>>>

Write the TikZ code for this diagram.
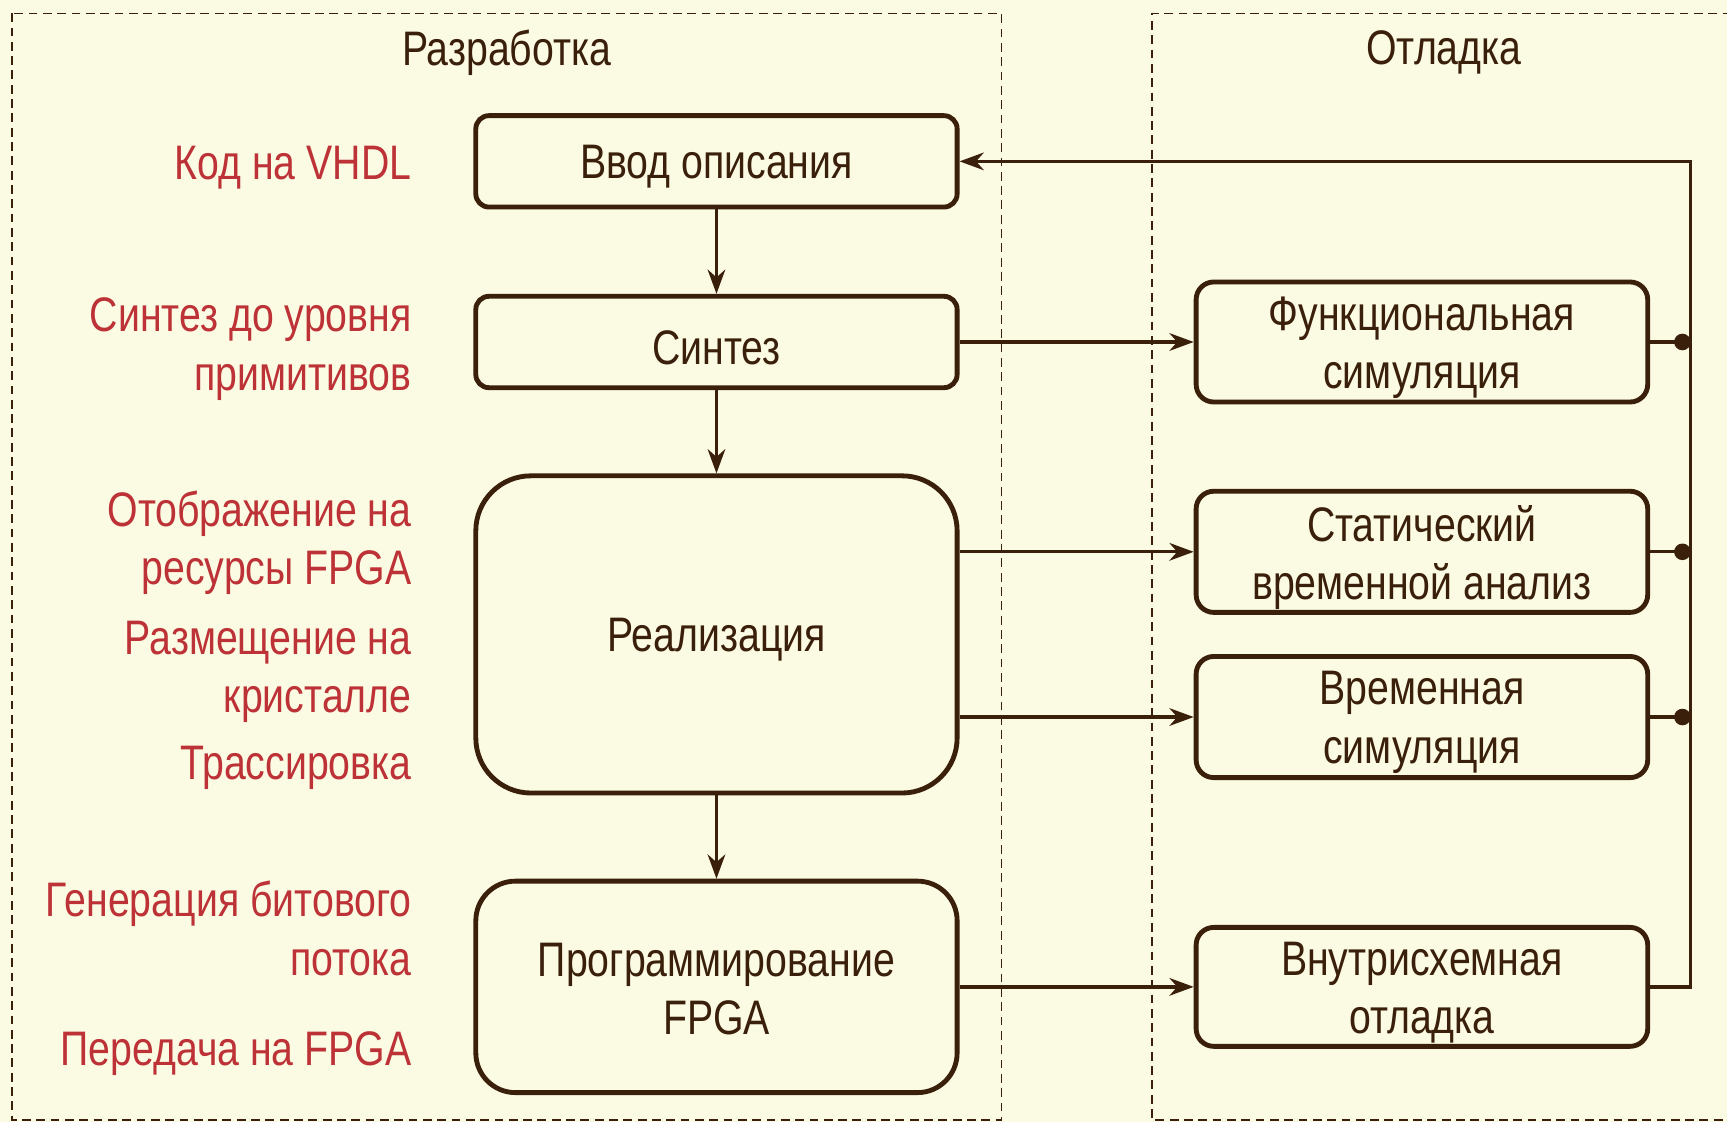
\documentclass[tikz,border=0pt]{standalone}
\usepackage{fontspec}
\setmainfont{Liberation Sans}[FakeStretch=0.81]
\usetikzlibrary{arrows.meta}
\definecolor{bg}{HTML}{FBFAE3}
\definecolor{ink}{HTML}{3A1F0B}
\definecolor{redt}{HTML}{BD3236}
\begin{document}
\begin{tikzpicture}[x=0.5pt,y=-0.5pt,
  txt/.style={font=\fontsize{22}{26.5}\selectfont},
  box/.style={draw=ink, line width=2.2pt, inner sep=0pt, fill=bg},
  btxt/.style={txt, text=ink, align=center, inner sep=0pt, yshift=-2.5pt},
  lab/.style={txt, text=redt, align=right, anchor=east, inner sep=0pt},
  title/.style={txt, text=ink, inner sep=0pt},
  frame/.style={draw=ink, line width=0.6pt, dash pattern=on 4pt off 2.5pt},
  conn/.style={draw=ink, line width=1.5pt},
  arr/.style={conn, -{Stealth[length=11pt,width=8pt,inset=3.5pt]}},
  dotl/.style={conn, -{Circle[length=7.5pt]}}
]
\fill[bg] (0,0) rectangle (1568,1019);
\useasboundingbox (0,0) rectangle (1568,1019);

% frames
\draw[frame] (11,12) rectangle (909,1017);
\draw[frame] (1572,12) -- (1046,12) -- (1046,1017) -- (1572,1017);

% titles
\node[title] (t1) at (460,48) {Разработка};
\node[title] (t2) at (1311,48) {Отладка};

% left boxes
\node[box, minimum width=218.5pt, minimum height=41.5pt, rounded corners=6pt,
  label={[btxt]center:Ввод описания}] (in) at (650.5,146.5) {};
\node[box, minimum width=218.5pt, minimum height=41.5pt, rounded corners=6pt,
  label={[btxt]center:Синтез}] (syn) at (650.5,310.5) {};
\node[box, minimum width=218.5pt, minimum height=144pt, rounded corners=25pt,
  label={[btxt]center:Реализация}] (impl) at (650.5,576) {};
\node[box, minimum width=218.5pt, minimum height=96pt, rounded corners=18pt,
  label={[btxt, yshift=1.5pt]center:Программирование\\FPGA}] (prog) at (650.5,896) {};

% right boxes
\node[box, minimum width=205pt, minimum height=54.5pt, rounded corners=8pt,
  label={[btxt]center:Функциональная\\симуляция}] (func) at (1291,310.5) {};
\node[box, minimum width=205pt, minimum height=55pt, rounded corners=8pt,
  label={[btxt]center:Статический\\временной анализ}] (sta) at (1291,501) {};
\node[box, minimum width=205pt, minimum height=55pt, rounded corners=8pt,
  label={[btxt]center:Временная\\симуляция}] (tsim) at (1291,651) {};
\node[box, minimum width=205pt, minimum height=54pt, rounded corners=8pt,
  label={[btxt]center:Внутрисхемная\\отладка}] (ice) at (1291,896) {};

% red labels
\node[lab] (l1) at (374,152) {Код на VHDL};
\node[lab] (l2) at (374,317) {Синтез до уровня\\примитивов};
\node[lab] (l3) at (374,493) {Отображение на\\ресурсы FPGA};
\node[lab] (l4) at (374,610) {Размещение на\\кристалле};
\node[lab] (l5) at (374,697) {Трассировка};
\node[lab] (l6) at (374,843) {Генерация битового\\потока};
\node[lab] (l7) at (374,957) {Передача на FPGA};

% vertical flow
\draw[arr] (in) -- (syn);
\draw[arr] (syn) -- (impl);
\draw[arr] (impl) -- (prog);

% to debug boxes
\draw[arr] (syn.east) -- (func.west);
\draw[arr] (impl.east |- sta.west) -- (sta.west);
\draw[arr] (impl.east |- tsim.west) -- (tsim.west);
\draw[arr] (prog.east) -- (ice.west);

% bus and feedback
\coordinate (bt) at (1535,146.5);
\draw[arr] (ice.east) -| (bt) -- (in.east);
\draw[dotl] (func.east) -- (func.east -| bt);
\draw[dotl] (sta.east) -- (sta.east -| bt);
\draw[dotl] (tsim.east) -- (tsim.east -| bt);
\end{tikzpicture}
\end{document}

<<<

■ Written request ■
Leave the images out and output the remaining material exactly as it stands.

■ Result of this exercise ■
Write the TikZ code for this diagram.
\documentclass[tikz,border=0pt]{standalone}
\usepackage{fontspec}
\setmainfont{Liberation Sans}[FakeStretch=0.81]
\usetikzlibrary{arrows.meta}
\definecolor{bg}{HTML}{FBFAE3}
\definecolor{ink}{HTML}{3A1F0B}
\definecolor{redt}{HTML}{BD3236}
\begin{document}
\begin{tikzpicture}[x=0.5pt,y=-0.5pt,
  txt/.style={font=\fontsize{22}{26.5}\selectfont},
  box/.style={draw=ink, line width=2.2pt, inner sep=0pt, fill=bg},
  btxt/.style={txt, text=ink, align=center, inner sep=0pt, yshift=-2.5pt},
  lab/.style={txt, text=redt, align=right, anchor=east, inner sep=0pt},
  title/.style={txt, text=ink, inner sep=0pt},
  frame/.style={draw=ink, line width=0.6pt, dash pattern=on 4pt off 2.5pt},
  conn/.style={draw=ink, line width=1.5pt},
  arr/.style={conn, -{Stealth[length=11pt,width=8pt,inset=3.5pt]}},
  dotl/.style={conn, -{Circle[length=7.5pt]}}
]
\fill[bg] (0,0) rectangle (1568,1019);
\useasboundingbox (0,0) rectangle (1568,1019);

% frames
\draw[frame] (11,12) rectangle (909,1017);
\draw[frame] (1572,12) -- (1046,12) -- (1046,1017) -- (1572,1017);

% titles
\node[title] (t1) at (460,48) {Разработка};
\node[title] (t2) at (1311,48) {Отладка};

% left boxes
\node[box, minimum width=218.5pt, minimum height=41.5pt, rounded corners=6pt,
  label={[btxt]center:Ввод описания}] (in) at (650.5,146.5) {};
\node[box, minimum width=218.5pt, minimum height=41.5pt, rounded corners=6pt,
  label={[btxt]center:Синтез}] (syn) at (650.5,310.5) {};
\node[box, minimum width=218.5pt, minimum height=144pt, rounded corners=25pt,
  label={[btxt]center:Реализация}] (impl) at (650.5,576) {};
\node[box, minimum width=218.5pt, minimum height=96pt, rounded corners=18pt,
  label={[btxt, yshift=1.5pt]center:Программирование\\FPGA}] (prog) at (650.5,896) {};

% right boxes
\node[box, minimum width=205pt, minimum height=54.5pt, rounded corners=8pt,
  label={[btxt]center:Функциональная\\симуляция}] (func) at (1291,310.5) {};
\node[box, minimum width=205pt, minimum height=55pt, rounded corners=8pt,
  label={[btxt]center:Статический\\временной анализ}] (sta) at (1291,501) {};
\node[box, minimum width=205pt, minimum height=55pt, rounded corners=8pt,
  label={[btxt]center:Временная\\симуляция}] (tsim) at (1291,651) {};
\node[box, minimum width=205pt, minimum height=54pt, rounded corners=8pt,
  label={[btxt]center:Внутрисхемная\\отладка}] (ice) at (1291,896) {};

% red labels
\node[lab] (l1) at (374,152) {Код на VHDL};
\node[lab] (l2) at (374,317) {Синтез до уровня\\примитивов};
\node[lab] (l3) at (374,493) {Отображение на\\ресурсы FPGA};
\node[lab] (l4) at (374,610) {Размещение на\\кристалле};
\node[lab] (l5) at (374,697) {Трассировка};
\node[lab] (l6) at (374,843) {Генерация битового\\потока};
\node[lab] (l7) at (374,957) {Передача на FPGA};

% vertical flow
\draw[arr] (in) -- (syn);
\draw[arr] (syn) -- (impl);
\draw[arr] (impl) -- (prog);

% to debug boxes
\draw[arr] (syn.east) -- (func.west);
\draw[arr] (impl.east |- sta.west) -- (sta.west);
\draw[arr] (impl.east |- tsim.west) -- (tsim.west);
\draw[arr] (prog.east) -- (ice.west);

% bus and feedback
\coordinate (bt) at (1535,146.5);
\draw[arr] (ice.east) -| (bt) -- (in.east);
\draw[dotl] (func.east) -- (func.east -| bt);
\draw[dotl] (sta.east) -- (sta.east -| bt);
\draw[dotl] (tsim.east) -- (tsim.east -| bt);
\end{tikzpicture}
\end{document}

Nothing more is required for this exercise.